Charles Ruchelman Comments on Recent Income Tax Leak

AMI Magazine

"Buy Borrow. Die.” That expression was coined by law professor Edward McCaffery to describe a simple method by which the very rich can escape paying very high taxes while amassing astonishing wealth and living as they like.

A leak of massive amounts of income tax data of thousands of the wealthiest Americans showed that that’s exactly what the richest of them do.

This was announced in a series of articles by the nonprofit news outlet ProPublica. An anonymous source provided this IRS data to ProPublica, which said that it has no idea who sent it to them. The source claimed it was sending the data because of ProPublica’s previous reporting on tax policy and enforcement by the IRS, though without knowing the identity of the leaker (or hacker), there is no way to know their real motives, as ProPublica admitted.

. . .

Charles Ruchelman, a prominent tax attorney at the firm of Caplin & Drysdale and a former tax attorney for the tax division of the Justice Department and the IRS, also told AMI that a wealth tax would create real problems for the IRS.

“A wealth tax is very difficult to administer because valuing assets is not an exact science. The IRS does not want to get bogged down in valuation disputes. It’s time-consuming, subject to dispute, and a waste of IRS resources. And applying a wealth tax can create situations that force a taxpayer to liquidate assets in order to pay tax. That can create an artificial reason to sell stock and depress the overall price of the shares.”

. . .

Mr. Ruchelman said that changing the law to increase taxes on wealth or unrealized gains, including for heirs, could cause other problems for people who aren’t massive billionaires like the ones in the ProPublica article.

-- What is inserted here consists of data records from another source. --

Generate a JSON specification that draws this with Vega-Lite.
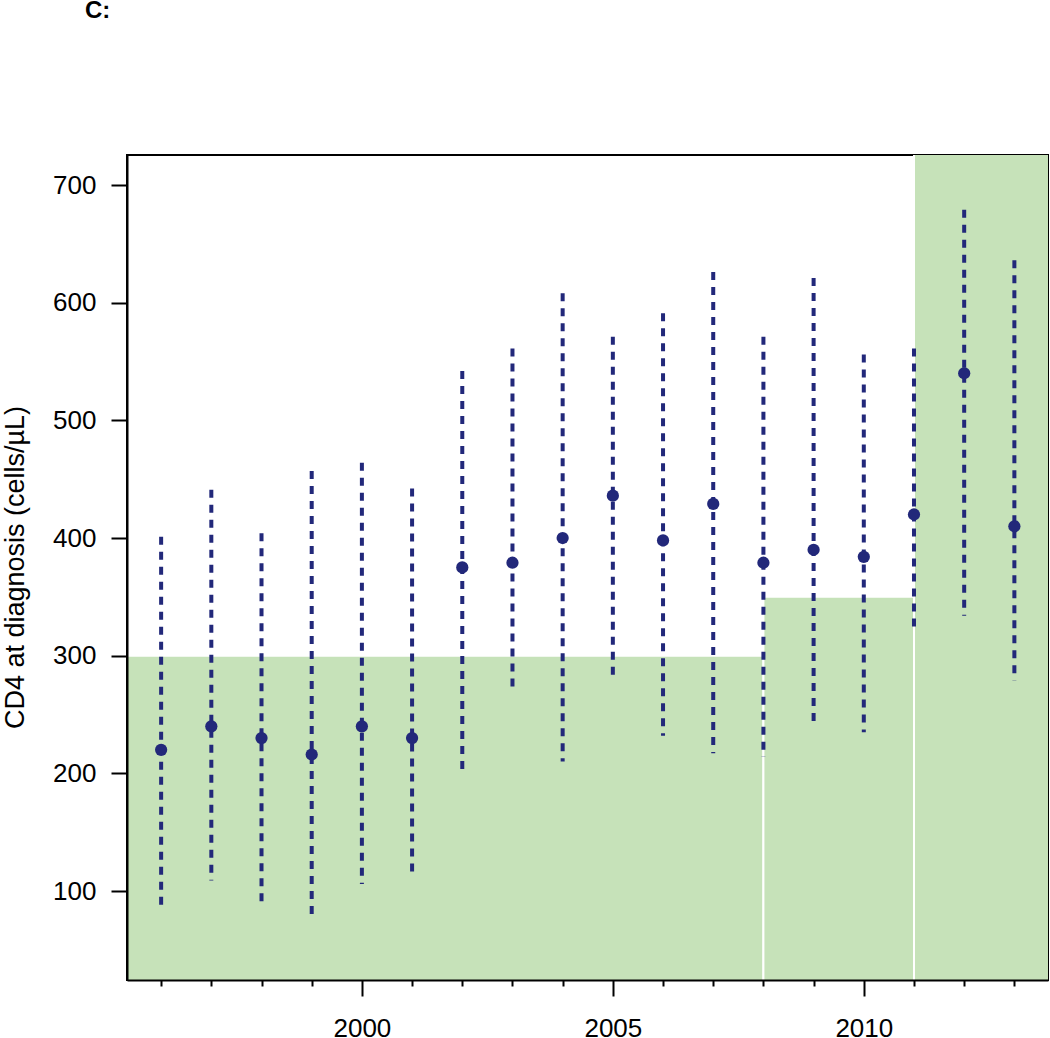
{
  "$schema": "https://vega.github.io/schema/vega-lite/v6.json",
  "width": 921,
  "height": 825,
  "autosize": {"type": "none"},
  "padding": {"left": 127, "top": 155, "right": 2, "bottom": 58},
  "background": "white",
  "config": {
    "font": "Liberation Sans",
    "view": {"stroke": "black", "strokeWidth": 2}
  },
  "title": {
    "text": "C:",
    "anchor": "start",
    "frame": "group",
    "fontSize": 24,
    "fontWeight": "bold",
    "color": "black",
    "baseline": "alphabetic",
    "offset": 113,
    "dx": -42
  },
  "datasets": {
    "periods": [
      {"start": 1990, "end": 2008, "threshold": 300},
      {"start": 2008, "end": 2011, "threshold": 350},
      {"start": 2011, "end": 2020, "threshold": 800}
    ],
    "cd4": [
      {"year": 1996, "median": 220, "low": 86, "high": 401},
      {"year": 1997, "median": 240, "low": 109, "high": 441},
      {"year": 1998, "median": 230, "low": 86, "high": 404},
      {"year": 1999, "median": 216, "low": 75, "high": 457},
      {"year": 2000, "median": 240, "low": 106, "high": 464},
      {"year": 2001, "median": 230, "low": 111, "high": 442},
      {"year": 2002, "median": 375, "low": 200, "high": 542},
      {"year": 2003, "median": 379, "low": 268, "high": 561},
      {"year": 2004, "median": 400, "low": 210, "high": 608},
      {"year": 2005, "median": 436, "low": 278, "high": 571},
      {"year": 2006, "median": 398, "low": 232, "high": 591},
      {"year": 2007, "median": 429, "low": 217, "high": 626},
      {"year": 2008, "median": 379, "low": 214, "high": 571},
      {"year": 2009, "median": 390, "low": 241, "high": 621},
      {"year": 2010, "median": 384, "low": 235, "high": 556},
      {"year": 2011, "median": 420, "low": 319, "high": 561},
      {"year": 2012, "median": 540, "low": 334, "high": 679},
      {"year": 2013, "median": 410, "low": 279, "high": 636}
    ]
  },
  "layer": [
    {
      "data": {"name": "periods"},
      "mark": {"type": "rect", "fill": "#c6e2b9", "stroke": "white", "strokeWidth": 2, "clip": true},
      "encoding": {
        "x": {
          "field": "start",
          "type": "quantitative",
          "scale": {"domain": [1995.32, 2013.67], "nice": false, "zero": false},
          "axis": {
            "values": [1996, 1997, 1998, 1999, 2000, 2001, 2002, 2003, 2004, 2005, 2006, 2007, 2008, 2009, 2010, 2011, 2012, 2013],
            "title": null,
            "grid": false,
            "domain": true,
            "domainColor": "black",
            "domainWidth": 2,
            "tickColor": "black",
            "tickWidth": 2,
            "tickSize": {"condition": {"test": "datum.value % 5 === 0", "value": 16}, "value": 6},
            "labelExpr": "datum.value % 5 === 0 ? '' + datum.value : ''",
            "labelFontSize": 26,
            "labelColor": "black",
            "labelPadding": 19,
            "labelBaseline": "top",
            "zindex": 1
          }
        },
        "x2": {"field": "end"},
        "y": {
          "field": "threshold",
          "type": "quantitative",
          "scale": {"domain": [24.4, 725.5], "nice": false, "zero": false},
          "axis": {
            "values": [100, 200, 300, 400, 500, 600, 700],
            "title": "CD4 at diagnosis (cells/µL)",
            "titleFontSize": 27,
            "titleFontWeight": "normal",
            "titleColor": "black",
            "titleX": -104,
            "titleY": 412,
            "titleAngle": -90,
            "titleAlign": "center",
            "titleBaseline": "alphabetic",
            "grid": false,
            "domain": true,
            "domainColor": "black",
            "domainWidth": 2,
            "tickColor": "black",
            "tickWidth": 2,
            "tickSize": 16,
            "labelFontSize": 26,
            "labelColor": "black",
            "labelPadding": 15,
            "zindex": 1
          }
        },
        "y2": {"datum": 0}
      }
    },
    {
      "data": {"name": "cd4"},
      "mark": {"type": "rule", "color": "#22287a", "strokeWidth": 4, "strokeDash": [8, 7], "strokeCap": "butt"},
      "encoding": {
        "x": {"field": "year", "type": "quantitative"},
        "y": {"field": "high", "type": "quantitative"},
        "y2": {"field": "low"}
      }
    },
    {
      "data": {"name": "cd4"},
      "mark": {"type": "circle", "color": "#22287a", "opacity": 1, "size": 150},
      "encoding": {
        "x": {"field": "year", "type": "quantitative"},
        "y": {"field": "median", "type": "quantitative"}
      }
    }
  ]
}
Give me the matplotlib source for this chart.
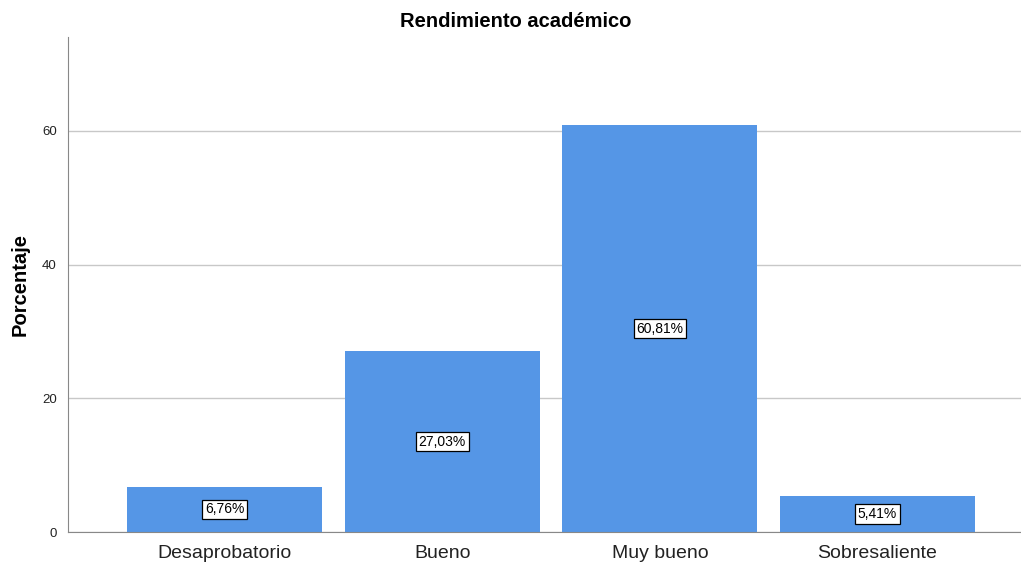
import matplotlib
matplotlib.use("Agg")
import matplotlib.pyplot as plt

plt.rcParams['font.family'] = ['Liberation Sans', 'DejaVu Sans']

# Datos
categorias = ["Desaprobatorio", "Bueno", "Muy bueno", "Sobresaliente"]
porcentajes = [6.76, 27.03, 60.81, 5.41]
etiquetas = ["6,76%", "27,03%", "60,81%", "5,41%"]

fig = plt.figure(figsize=(10.21, 5.63), dpi=100)
ax = fig.add_axes([0.0666, 0.055, 0.9334, 0.879])

x = range(len(categorias))
ax.bar(x, porcentajes, width=0.897, color="#5596e6", zorder=2)

for xi, v, t in zip(x, porcentajes, etiquetas):
    ax.text(xi, v / 2, t, ha="center", va="center", fontsize=10, zorder=3,
            bbox=dict(boxstyle="square,pad=0.2", fc="white", ec="black", lw=0.9))

ax.set_xlim(-0.72, 3.66)
ax.set_ylim(0, 74)
ax.set_yticks([0, 20, 40, 60])
ax.set_xticks(list(x))
ax.set_xticklabels(categorias, fontsize=14)
ax.tick_params(axis="x", length=0, pad=9, colors="#222222")
ax.tick_params(axis="y", length=0, pad=8, labelsize=9.5, colors="#222222")

ax.yaxis.grid(True, color="#c8c8c8", lw=1, zorder=1)
for s in ["top", "right"]:
    ax.spines[s].set_visible(False)
ax.spines["left"].set_color("#888888")
ax.spines["bottom"].set_color("#888888")

ax.set_ylabel("Porcentaje", fontsize=14.5, fontweight="bold", labelpad=9)
fig.text(0.505, 0.961, "Rendimiento académico", ha="center", va="center",
         fontsize=14.5, fontweight="bold")

fig.savefig("out.png", dpi=100)
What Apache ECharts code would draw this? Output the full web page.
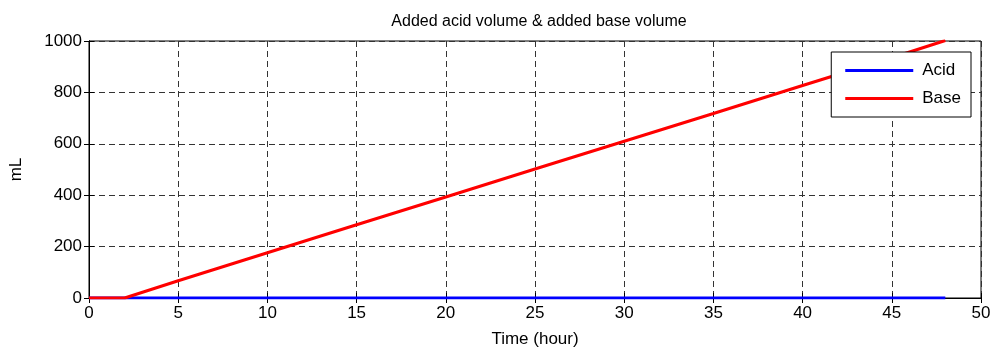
<!DOCTYPE html>
<html>
<head>
<meta charset="utf-8">
<script src="https://cdn.jsdelivr.net/npm/echarts@6/dist/echarts.min.js"></script>
<style>
html,body{margin:0;padding:0;background:#fff;}
#chart{width:995px;height:353px;}
</style>
</head>
<body>
<div id="chart"></div>
<script>
var titleText = 'Added acid volume & added base volume';
var xAxisName = 'Time (hour)';
var yAxisName = 'mL';
var seriesNames = ['Acid', 'Base'];
var acidTime = [0, 48];
var acidValues = [0, 0];
var baseTime = [0, 2.0, 5, 10, 15, 20, 25, 30, 35, 40, 45, 48];
var baseValues = [0, 0, 67, 176, 285, 393, 502, 610, 718, 827, 935, 1002];
var xTicks = [0, 5, 10, 15, 20, 25, 30, 35, 40, 45, 50];
var yTicks = [0, 200, 400, 600, 800, 1000];

function pairs(xs, ys){ return xs.map(function(x,i){ return [x, ys[i]]; }); }

var font = "'Liberation Sans', Arial, sans-serif";
var chart = echarts.init(document.getElementById('chart'), null, {renderer:'canvas'});
var grid = {left:88, right:14, top:41, bottom:54, show:true, borderColor:'#000', borderWidth:1, backgroundColor:'#fff'};
var splitDash = {show:true, lineStyle:{color:'#333', width:1, type:[6,4]}};
var plain = function(v){ return String(v); };
chart.setOption({
  animation:false,
  backgroundColor:'#fff',
  title:{text:titleText, left:534, textAlign:'center', top:9,
    textStyle:{fontFamily:font, fontSize:16, fontWeight:'normal', color:'#000'}},
  grid:grid,
  legend:{
    data:seriesNames, orient:'vertical', right:24, top:52,
    backgroundColor:'#fff', borderColor:'#000', borderWidth:1,
    padding:[10, 10, 10, 14], itemGap:11, itemWidth:68, itemHeight:3, icon:'rect',
    textStyle:{fontFamily:font, fontSize:17, color:'#000', width:46, padding:[0,0,0,4]}
  },
  xAxis:[{
    type:'value', min:xTicks[0], max:xTicks[xTicks.length-1], interval:xTicks[1]-xTicks[0],
    name:xAxisName, nameLocation:'middle', nameGap:33,
    nameTextStyle:{fontFamily:font, fontSize:17, color:'#000'},
    axisLine:{show:true, lineStyle:{color:'#000', width:1}},
    axisTick:{show:true, inside:true, length:5, lineStyle:{color:'#000'}},
    axisLabel:{fontFamily:font, fontSize:17, color:'#000', margin:7, formatter:plain},
    splitLine:splitDash
  },{
    type:'value', position:'top', min:xTicks[0], max:xTicks[xTicks.length-1], interval:xTicks[1]-xTicks[0],
    axisLine:{show:true, lineStyle:{color:'#000', width:1}},
    axisTick:{show:true, inside:true, length:5, lineStyle:{color:'#000'}},
    axisLabel:{show:false}, splitLine:{show:false}
  }],
  yAxis:[{
    type:'value', min:yTicks[0], max:yTicks[yTicks.length-1], interval:yTicks[1]-yTicks[0],
    name:yAxisName, nameLocation:'middle', nameGap:64, nameRotate:90,
    nameTextStyle:{fontFamily:font, fontSize:17, color:'#000'},
    axisLine:{show:true, lineStyle:{color:'#000', width:1}},
    axisTick:{show:true, inside:true, length:5, lineStyle:{color:'#000'}},
    axisLabel:{fontFamily:font, fontSize:17, color:'#000', margin:7, formatter:plain},
    splitLine:splitDash
  },{
    type:'value', position:'right', min:yTicks[0], max:yTicks[yTicks.length-1], interval:yTicks[1]-yTicks[0],
    axisLine:{show:true, lineStyle:{color:'#000', width:1}},
    axisTick:{show:true, inside:true, length:5, lineStyle:{color:'#000'}},
    axisLabel:{show:false}, splitLine:{show:false}
  }],
  series:[
    {name:seriesNames[0], type:'line', data:pairs(acidTime, acidValues), showSymbol:false, symbol:'none',
     lineStyle:{color:'#0000ff', width:3}, itemStyle:{color:'#0000ff'}, clip:true, z:2},
    {name:seriesNames[1], type:'line', data:pairs(baseTime, baseValues), showSymbol:false, symbol:'none',
     lineStyle:{color:'#ff0000', width:3}, itemStyle:{color:'#ff0000'}, clip:true, z:3}
  ]
});
</script>
</body>
</html>
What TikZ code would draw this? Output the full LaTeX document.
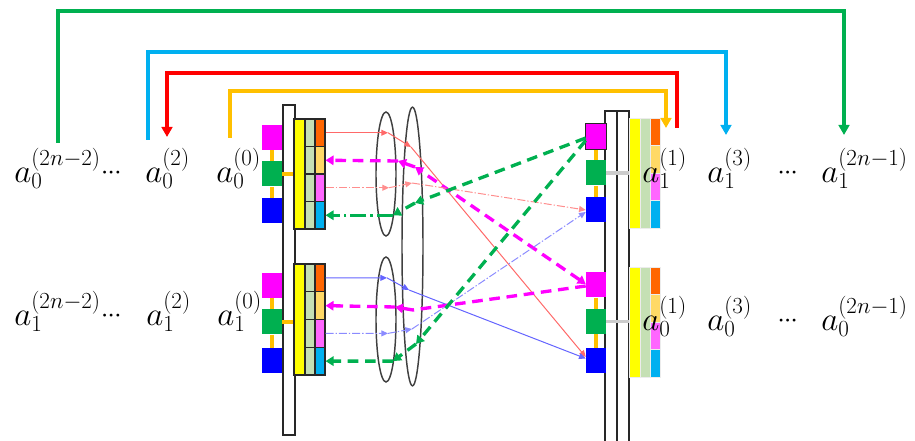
\documentclass[tikz,border=0pt]{standalone}
\usetikzlibrary{arrows.meta,shapes.geometric,calc}

\definecolor{cMag}{RGB}{255,0,255}
\definecolor{cGrn}{RGB}{0,176,80}
\definecolor{cBlu}{RGB}{0,0,255}
\definecolor{cYel}{RGB}{255,255,0}
\definecolor{cSage}{RGB}{197,224,180}
\definecolor{cOra}{RGB}{255,102,0}
\definecolor{cLOra}{RGB}{255,217,102}
\definecolor{cPink}{RGB}{255,102,255}
\definecolor{cCyan}{RGB}{0,176,240}
\definecolor{cGold}{RGB}{255,192,0}
\definecolor{cRed}{RGB}{255,0,0}
\definecolor{cThinRed}{RGB}{255,105,105}
\definecolor{cThinBlue}{RGB}{100,100,255}
\definecolor{cEdge}{RGB}{40,40,40}

% large base letter with compact indices
\DeclareMathSizes{27}{27}{17}{12}
% tight centred ellipsis
\newcommand{\lbldots}{\raisebox{2.5pt}{\fontsize{20}{20}\selectfont$\cdotp$\kern-0.8pt$\cdotp$\kern-0.8pt$\cdotp$}}

\begin{document}
\begin{tikzpicture}[x=0.75pt,y=-0.75pt,
  thintip/.tip={Triangle[length=5pt,width=4.5pt]},
  fattip/.tip={Triangle[length=6pt,width=7pt]},
  bigtip/.tip={Triangle[length=7.5pt,width=8pt]},
  bar/.style={draw=cEdge, fill=white, line width=0.8pt},
  lcol/.style={draw=cEdge, line width=0.8pt, inner sep=0pt, minimum width=8.25pt},
  lcell/.style={draw=cEdge, line width=0.8pt, inner sep=0pt, minimum width=7.5pt},
  rcol/.style={draw=white!85!gray, line width=0.4pt, inner sep=0pt, minimum width=8.25pt},
  rcell/.style={draw=white!85!gray, line width=0.4pt, inner sep=0pt, minimum width=7.5pt},
  sq/.style={inner sep=0pt, minimum width=15pt, minimum height=18.75pt},
  gold/.style={draw=cGold, line width=2.8pt},
  grayline/.style={draw=black!20, line width=2.6pt},
  ell/.style={draw=black!75, ellipse, line width=1.1pt, inner sep=0pt},
  redline/.style={draw=cThinRed, line width=0.75pt},
  reddd/.style={draw=cThinRed!75, line width=0.75pt, dash pattern=on 6pt off 1.5pt on 1pt off 1.5pt},
  blueline/.style={draw=cThinBlue, line width=0.75pt},
  bluedd/.style={draw=cThinBlue!75, line width=0.75pt, dash pattern=on 6pt off 1.5pt on 1pt off 1.5pt},
  magline/.style={draw=cMag, line width=2.5pt, dash pattern=on 8pt off 5pt},
  grnline/.style={draw=cGrn, line width=2.5pt, dash pattern=on 8pt off 5pt},
  grndd/.style={draw=cGrn, line width=2.5pt, dash pattern=on 12pt off 3pt on 2pt off 3pt},
  toparrow/.style={line width=3pt, -bigtip},
  lbl/.style={anchor=base west, inner sep=0pt, font=\fontsize{27}{32}\selectfont}]
\useasboundingbox (0,0) rectangle (915,441);

% white buses
\draw[bar] (283,105) rectangle (295,435);
\draw[bar] (605,111) rectangle (617,445);
\draw[bar] (617,111) rectangle (629,445);

% left register stacks
\foreach \g/\t/\h in {LT/119/27.5, LB/264/27.75} {
  \node[lcol, fill=cYel, minimum height={4*\h*0.75pt}] (\g-y) at (299.5,{\t+2*\h}) {};
  \foreach \c [count=\i] in {cOra,cLOra,cPink,cCyan} {
    \node[lcell, fill=cSage, minimum height={\h*0.75pt}] (\g-s\i) at (310,{\t+\h*\i-\h/2}) {};
    \node[lcell, fill=\c, minimum height={\h*0.75pt}] (\g-c\i) at (320,{\t+\h*\i-\h/2}) {};
  }
}

% right register stacks
\foreach \g/\t/\h in {RT/118/27.5, RB/267/27.5} {
  \node[rcol, fill=cYel, minimum height={4*\h*0.75pt}] (\g-y) at (634.5,{\t+2*\h}) {};
  \node[rcol, fill=cSage, minimum width=7.5pt, minimum height={4*\h*0.75pt}] (\g-s) at (645,{\t+2*\h}) {};
  \foreach \c [count=\i] in {cOra,cLOra,cPink,cCyan} {
    \node[rcell, fill=\c, minimum height={\h*0.75pt}] (\g-c\i) at (655,{\t+\h*\i-\h/2}) {};
  }
}

% port squares
\foreach \g/\x/\ym/\yg/\yb in {LT/272/137.5/174/210.5, LB/272/285.5/322/360.5, RT/596/136.5/173/210, RB/596/285/321.5/360.5} {
  \node[sq, fill=cMag] (\g-m) at (\x,\ym) {};
  \node[sq, fill=cGrn] (\g-g) at (\x,\yg) {};
  \node[sq, fill=cBlu] (\g-b) at (\x,\yb) {};
  \draw[gold] (\g-m.south) -- (\g-g.north);
  \draw[gold] (\g-g.south) -- (\g-b.north);
}
\draw[draw=cEdge, line width=0.8pt] (RT-m.south west) rectangle (RT-m.north east);

% links from ports to buses and stacks
\draw[gold] (LT-g.east) -- (LT-g.east -| LT-y.west);
\draw[gold] (LB-g.east) -- (LB-g.east -| LB-y.west);
\draw[grayline] (RT-g.east) -- (RT-g.east -| RT-y.west);
\draw[grayline] (RB-g.east) -- (RB-g.east -| RB-y.west);

% grouping ellipses
\node[ell, minimum width=15pt, minimum height=93pt] (E1) at (386,174) {};
\node[ell, minimum width=15.75pt, minimum height=209pt] (E2) at (412.5,246.5) {};
\node[ell, minimum width=15pt, minimum height=93.75pt] (E3) at (386,319.5) {};

% waypoints on the ellipses
\coordinate (r1a) at (388,132.75);   \coordinate (r1b) at (411,147);
\coordinate (m1a) at (398,161);      \coordinate (m1b) at (415,167);
\coordinate (r3a) at (389,187.75);   \coordinate (r3b) at (412,183);
\coordinate (g1a) at (393,215.25);   \coordinate (g1b) at (415,203);
\coordinate (b1a) at (387,277.9);    \coordinate (b1b) at (409,290);
\coordinate (m2a) at (395,307);      \coordinate (m2b) at (413,310);
\coordinate (b3a) at (388,333.4);    \coordinate (b3b) at (412,329);
\coordinate (g2a) at (393,361.1);    \coordinate (g2b) at (416,344);

% upper group traffic
\draw[redline, -thintip] (LT-c1.east) -- (r1a);
\draw[redline, -thintip] (r1a) -- (r1b);
\draw[redline, -thintip] (r1b) -- ($(RB-b.west)+(0,-3.5)$);

\draw[magline, fattip-fattip] ($(RB-m.west)+(0,-1)$) -- (m1b);
\draw[magline, -fattip] (m1b) -- (m1a);
\draw[magline, -fattip] (m1a) -- (LT-c2.east);

\draw[reddd, -thintip] (LT-c3.east) -- (r3a);
\draw[reddd, -thintip] (r3a) -- (r3b);
\draw[reddd, -thintip] (r3b) -- (RT-b.west);

\draw[grnline, -fattip] ($(RT-m.west)+(0,1.5)$) -- (g1b);
\draw[grnline, -fattip] (g1b) -- (g1a);
\draw[grndd, -fattip] (g1a) -- (LT-c4.east);

% lower group traffic
\draw[blueline, -thintip] (LB-c1.east) -- (b1a);
\draw[blueline, -thintip] (b1a) -- (b1b);
\draw[blueline, -thintip] (b1b) -- ($(RB-b.west)+(0,-2)$);

\draw[magline] ($(RB-m.west)+(0,1)$) -- (m2b);
\draw[magline, -fattip] (m2b) -- (m2a);
\draw[magline, -fattip] (m2a) -- (LB-c2.east);

\draw[bluedd, -thintip] (LB-c3.east) -- (b3a);
\draw[bluedd, -thintip] (b3a) -- (b3b);
\draw[bluedd, -thintip] (b3b) -- ($(RT-b.west)+(0,2)$);

\draw[grnline, -fattip] ($(RT-m.west)+(0,4)$) -- (g2b);
\draw[grnline, -fattip] (g2b) -- (g2a);
\draw[grnline, -fattip] (g2a) -- (LB-c4.east);

% coefficient labels
\node[lbl] (L1) at (14,183) {$a_0^{(2n-2)}$\lbldots};
\node[lbl] (L2) at (145,183) {$a_0^{(2)}$};
\node[lbl] (L3) at (216,183) {$a_0^{(0)}$};
\node[lbl] (R1) at (642,183) {$a_1^{(1)}$};
\node[lbl] (R2) at (707,183) {$a_1^{(3)}$};
\node[lbl] (R3) at (777,183) {\lbldots};
\node[lbl] (R4) at (821,183) {$a_1^{(2n-1)}$};

\node[lbl] (L4) at (14,326) {$a_1^{(2n-2)}$\lbldots};
\node[lbl] (L5) at (146,326) {$a_1^{(2)}$};
\node[lbl] (L6) at (217,326) {$a_1^{(0)}$};
\node[lbl] (R5) at (642,331) {$a_0^{(1)}$};
\node[lbl] (R6) at (707,331) {$a_0^{(3)}$};
\node[lbl] (R7) at (777,331) {\lbldots};
\node[lbl] (R8) at (821,331) {$a_0^{(2n-1)}$};

% outer routing arrows
\coordinate (gS) at (58,143);  \coordinate (gE) at (844,135);
\coordinate (bS) at (148,140); \coordinate (bE) at (726,135);
\coordinate (rS) at (677,128); \coordinate (rE) at (167,137);
\coordinate (oS) at (230,138); \coordinate (oE) at (666,128);
\draw[toparrow, cGrn] (gS) -- ++(0,-132) -| (gE);
\draw[toparrow, cCyan] (bS) -- ++(0,-88) -| (bE);
\draw[toparrow, cRed] (rS) -- ++(0,-55) -| (rE);
\draw[toparrow, cGold] (oS) -- ++(0,-47) -| (oE);
\end{tikzpicture}
\end{document}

“This is the concern of the family that has to sell their farm in order to pay an estate tax based on valuation rather than passing the farm on to the next generation. It’s the same concern with small business owners who have wealth tied up in property and equipment and who do not have liquid assets to pay the estate tax.”

. . .

Mr. Ruchelman said: “Tax practitioners understand that the Internal Revenue Code contains many laws that incentivize behavior. Policy wonks call this ‘social engineering through the tax code.’“

For example, a low capital-gains rate is intended to encourage investment. An example of this is a 1031 exchange, where there is no tax applied to an exchange of similar real estate. This has encouraged real estate transactions and property development.

“Similarly, borrowing is not a taxable event because there is a liability that matches the cash flow. So the cash flow and liability net to zero. There is no net income. Of course, the loan has to be ‘real,’ and the IRS has tools to attack fictitious loans in the related party context through concepts such as ‘disguised dividends’ and the ‘economic substance’ doctrine.”